St. Paul Fire & Marine Ins. Co. v. Davidson, 56406
Decision Date | 14 November 1978 |
Docket Number | No. 56406,56406 |
Citation | 148 Ga.App. 82,251 S.E.2d 32 |
Court | Georgia Court of Appeals |
Parties | ST. PAUL FIRE & MARINE INSURANCE COMPANY v. DAVIDSON et al. |
Troutman, Sanders, Lockerman & Ashmore, Robert L. Pennington, Daniel S. Reinhardt, Atlanta, for appellant.
Bates, Baum & Landey, Beverly B. Bates, Swift, Currie, McGhee & Hiers, Glover McGhee, Nall, Miller & Cadenhead, James W. Dorsey, James C. Gaulden, Jr., Atlanta, for appellees.
Mrs. Davidson brought suit against the appellant, St. Paul Fire & Marine Ins. Co., alleging that appellant's negligence had caused the death of her husband. The trial court overruled appellant's motion for summary judgment, and this court granted appellant's application for interlocutory appeal. Held:
1. The uncontroverted facts show that appellant issued a liability insurance policy to Atlantic Moving & Storage, Inc. ("Atlantic") which covered, inter alia, vehicles owned by Atlantic. Mrs. Davidson's husband ("deceased") while traveling in a vehicle owned by Atlantic, was killed when the vehicle struck a bridge abutment, allegedly as a result of defective tires. The vehicle in which the deceased died was at the time of his death traveling interstate under a lease agreement between Atlantic and North American Van Lines ("North American"), under a valid certificate of public convenience and necessity issued to North American by the Interstate Commerce Commission ("ICC").

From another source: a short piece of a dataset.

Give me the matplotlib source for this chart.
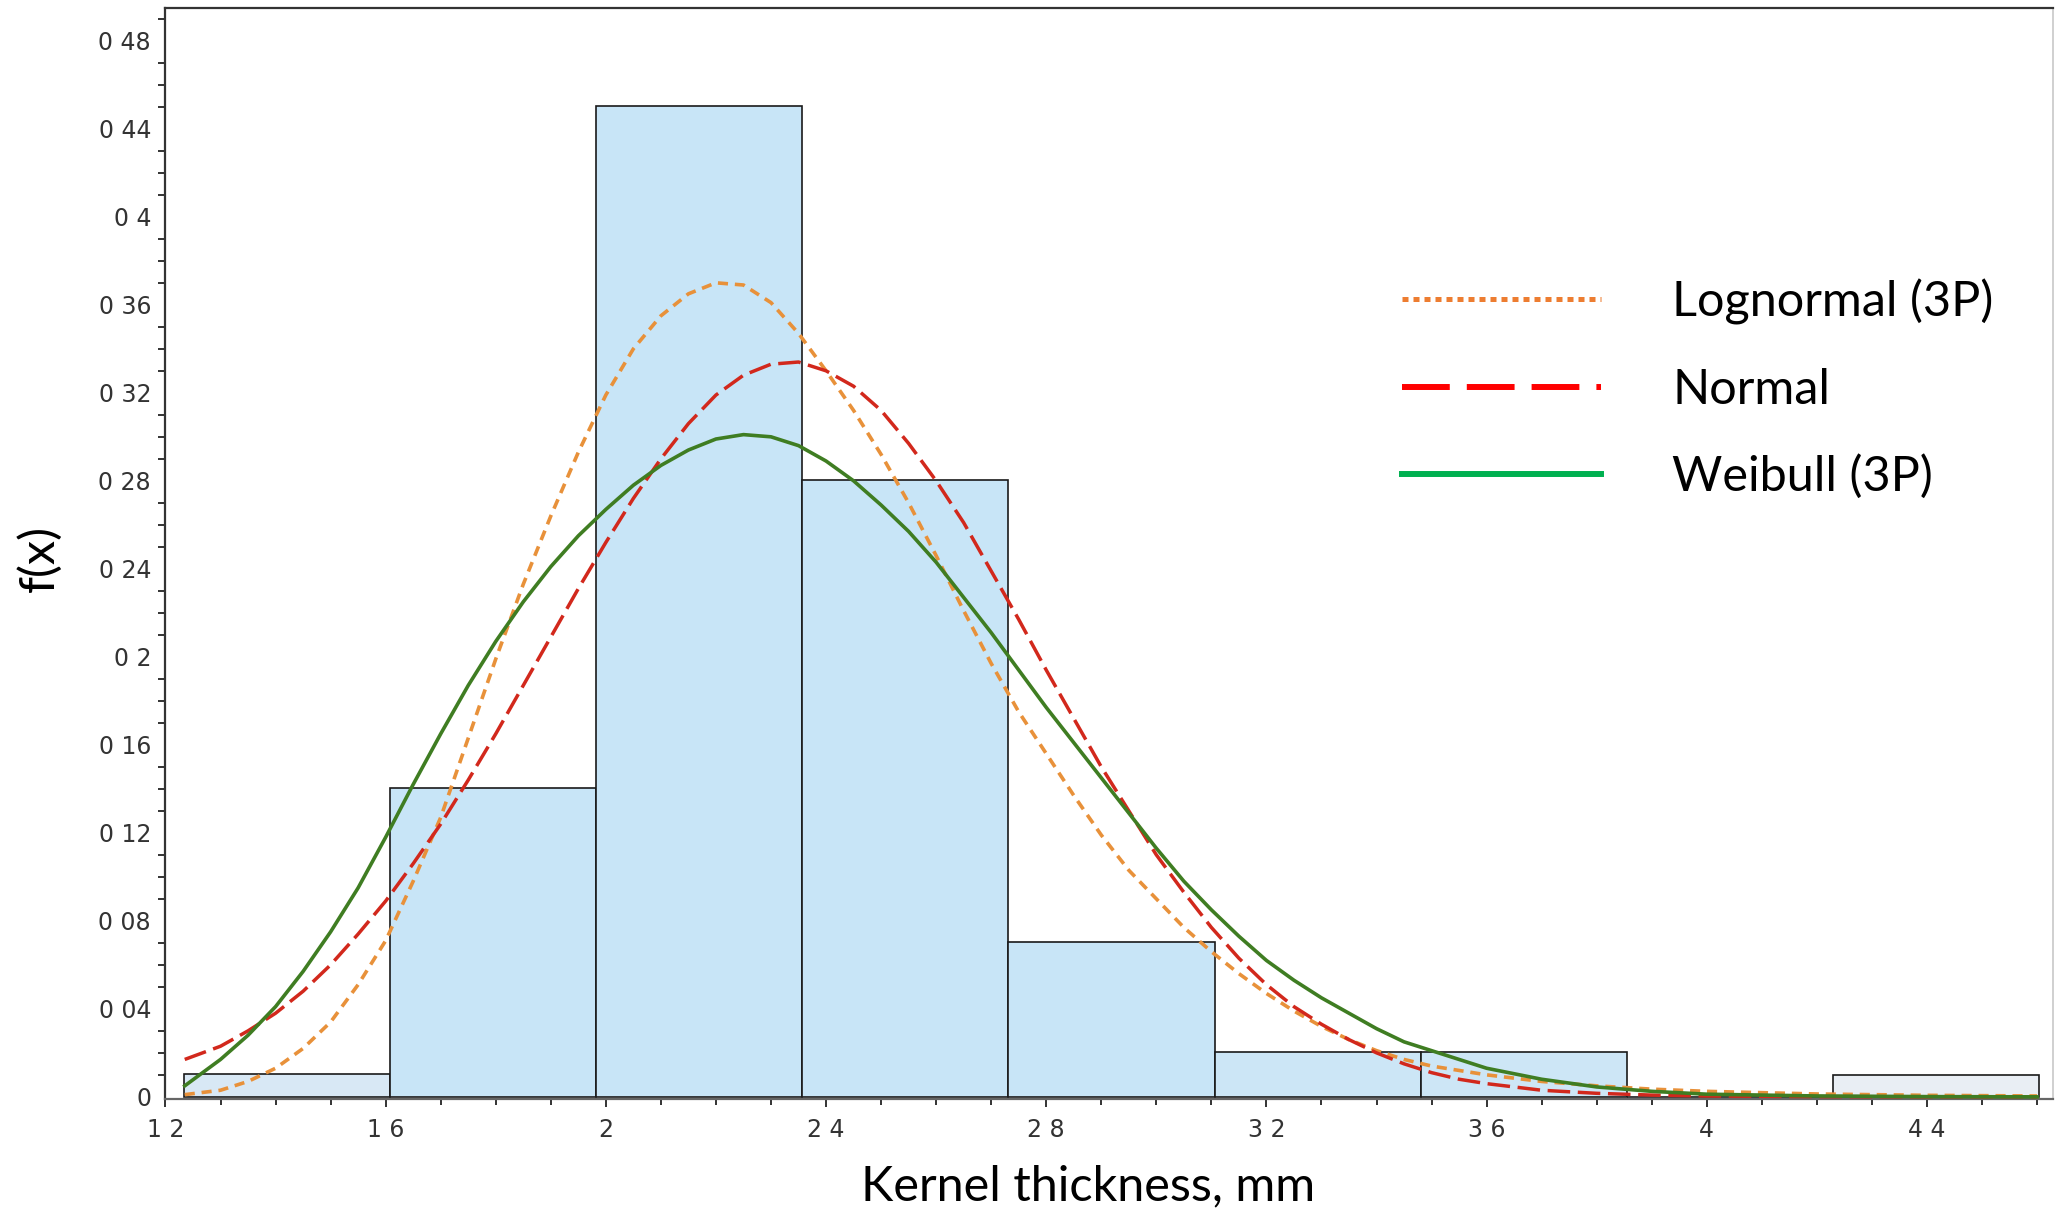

Additional uncontroverted facts showed that North American requested Atlantic to have regularly inspected all of its vehicles traveling under the ICC certificate, including the vehicle in which deceased died. All such vehicles were in fact inspected by entities which specialized in truck inspection and maintenance and were approved by North American. The appellant was not such an approved inspection entity.
Finally, the facts showed that, prior to the accident in which deceased died, appellant gratuitously inspected on one occasion those vehicles actually present on Atlantic's premises. The insurance contract did not require this inspection, which appellant's agent stated was performed "for the purpose of providing information . . . required for underwriting purposes . . . No request was made for all vehicles owned by Atlantic or insured by (appellant) to be present, nor was there a request for any specific vehicles to be viewed." The vehicle in which the deceased died was not on the premises at the time of appellant's inspection and was therefore "not viewed at any time by anyone from (appellant)." The president of Atlantic stated: "At no time did Atlantic consider or rely upon the survey conducted by (appellant) in July, 1973, of any of the vehicles which may have been viewed by (appellant) to be the equivalent of, or to be used in lieu of, inspection by an approved entity requested by North American Van Lines or required by any governmental regulation, statute, or requirement of any kind." Similarly, the record is devoid of any evidence, or even an allegation, that the deceased relied upon appellant to inspect Atlantic's vehicles. Nevertheless, appellee contends that appellant owed the deceased the duty of performing regular safety inspections of Atlantic's vehicles, and negligently failed to perform this duty.